This invention relates to an apparatus for drying a gaseous fluid under pressure, such apparatus as can be particularly utilized in fluid-pressure-operated systems for a vehicle having operating subsystems, such as a wheel-suspension system whose level changes as a function of the wheel load, or any other subsystem in which the consuming device is operated under variable volumes or a variable pressure.

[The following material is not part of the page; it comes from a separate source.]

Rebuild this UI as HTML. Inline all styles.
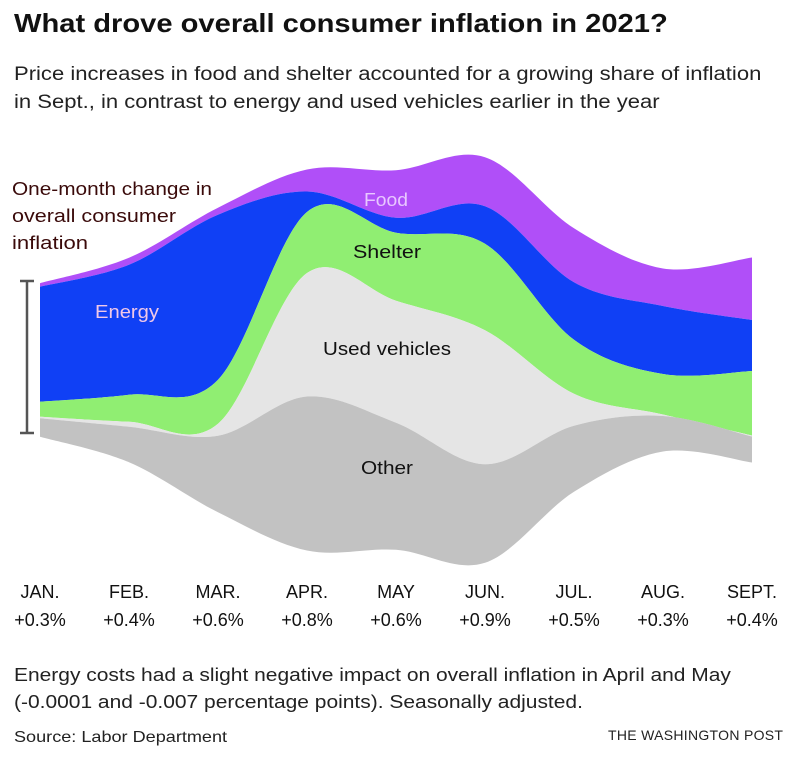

One type of air-drying apparatus known in the art is described in the German Pat. No. DE 33 11 682, specifically in FIG. 2, which illustrates the air-drying apparatus having a switching arrangement with an activation piston which, when activated by a control fluid pressure, opens a discharge valve, and thereby initiates a regeneration phase. When the control fluid pressure is removed, the activation piston is retracted by a return spring, whereupon the discharge valve is closed and the normal operating phase is reestablished. The disadvantage with such an arrangement is that the control pressure must be separately-provided in order to switch from the normal operating phase to the regeneration phase. In the alternative, if the control fluid pressure were taken from the consuming device downstream of the air-drying apparatus, there must still be an external-line connection parallel to the air-drying apparatus, which not only increases installation costs, but also serves as a source of potential failure and maintenance problems.
Additionally, known air-drying apparatus typically operate at two distinct phases--the normal operating phase and the regenerative phase. In the normal operating phase, fluid pressure from a fluid pressure supply flows through the air-drying apparatus where the moisture in that fluid pressure is removed, to the fluid pressure consuming device which, in this example, is a vehicle having several fluid-pressure-operated subsystems including: the wheel-suspension system, the door-operating system, and the power-assist transmission. In the regeneration phase, fluid pressure from the fluid pressure supply is interrupted (either accidentally or intentionally), an outlet or exhaust valve is closed, and a fluid pressure supplied to the fluid pressure consuming device flows back through the air-drying apparatus and is re-dryed.
It would be a distinct advantage if a third phase of operation were available, such third phase corresponding to a standby phase, where the fluid pressure flow is naturally interrupted and the fluid pressure level at the input of the air-drying apparatus is nevertheless maintained. With the capability of the air-drying apparatus to operate at three distinct operating phases, the fluid pressure supply to the wheel-suspension system, for instance, allows for the wheel-suspension system to be filled during the normal operating phase, to be lowered or reduced in the regeneration phase, and to be maintained at the desired height in the standby phase.
Other known air-drying apparatus, which utilize an activation piston for operating a discharge valve, have further included a return spring for the replacement of the activation piston to its original position. Not only is such feature costly in terms of additional elements and machining of spring seats, but such feature is also prone to wear problems, such as fatigue of the spring, and to problems of alignment to keep the activation piston moving in the proper direction.
It is a further requirement for the fluid pressure system in which the air-drying apparatus operates to (in the regeneration phase) prevent the fluid pressure level in the consuming device from falling below a predetermined safety level. One method for controlling the reduction of fluid pressure in the consuming device (a method known in the prior art) is to place a throttling arrangement between the output device and the air dryer. This approach, however, has the disadvantage that another external means must be provided to interrupt the flow of fluid pressure out of the consuming device, since the air-drying apparatus merely limits such flow.